Seen from this point of view, the mental reactions of the inmates of a concentration camp must seem more to us than the mere expression of certain physical and sociological conditions. Even though conditions such as lack of sleep, insufficient food and various mental stresses may suggest that the inmates were bound to react in certain ways, in the final analysis it becomes clear that the sort of person the prisoner became was the result of an inner decision, and not the result of camp influences alone. Fundamentally, therefore, any man can, even under such circumstances, decide what shall become of him–mentally and spiritually.”
-Viktor E. Frankl
“Man’s Search For Meaning”
Being that books have been such a big inspiration in my life, I’ve decided not only to read one each month, but also to write a book review just as often.
Title: Man’s Search for Meaning
Author: Viktor Frankl
Type: psychological, spiritual
Theme: enduring and overcoming adversity
Length: 165 pages
From the time I was in Jr. High to present, I must have had this book recommended to me at least six times, the most any book has ever been suggested I read directly from the mouth of other people, other than the scriptures of my faith. And for some reason, I just never got around to it. I would put up a tally mark on the chalkboard in my mind in a section marked, “Books to Read”. I guess I just needed that many suggestions before I finally got off of my butt to read it.

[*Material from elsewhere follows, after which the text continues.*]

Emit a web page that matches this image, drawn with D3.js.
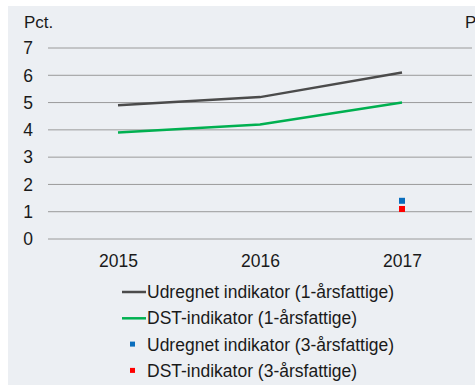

It’s not actually a very thick book at all. I’d rather call it a booklet. That said, it is easy to acquire, it being a book commonly required for reading in a small handful of college courses. I got my copy brand new for $9.99 at my local Barnes and Noble.
Viktor Frankl, through many near misses miraculously survived years in various Nazi concentration camps in the 1940’s. Being an expert psychologist even before internment, his findings on human will, the bitter limits of suffering, and free agency are well calculated, deeply thought out, and expertly pieced together in this small volume. He highlights some of the disgusting, soul shattering circumstances and moral dilemmas of life in the Nazi concentration camps, and expounds on just how he held on to hope and life throughout them all when most wanted to give up. Most chilling to me was his description of how bodies of the dead were dealt with not long after just having died due to the necessity of the sick and otherwise feeble survivors. To those of you who have yet to read it, I recommend doing so. It was pretty good for the most part, however…
My only two complaints:
- I did think his not wanting to share more of his actual story was a lazy writer’s cop out.
- Once I hit part II of the book (about pg. 99), I was lost in all the advanced psychological jargon.
Part one was pretty freaking awesome though!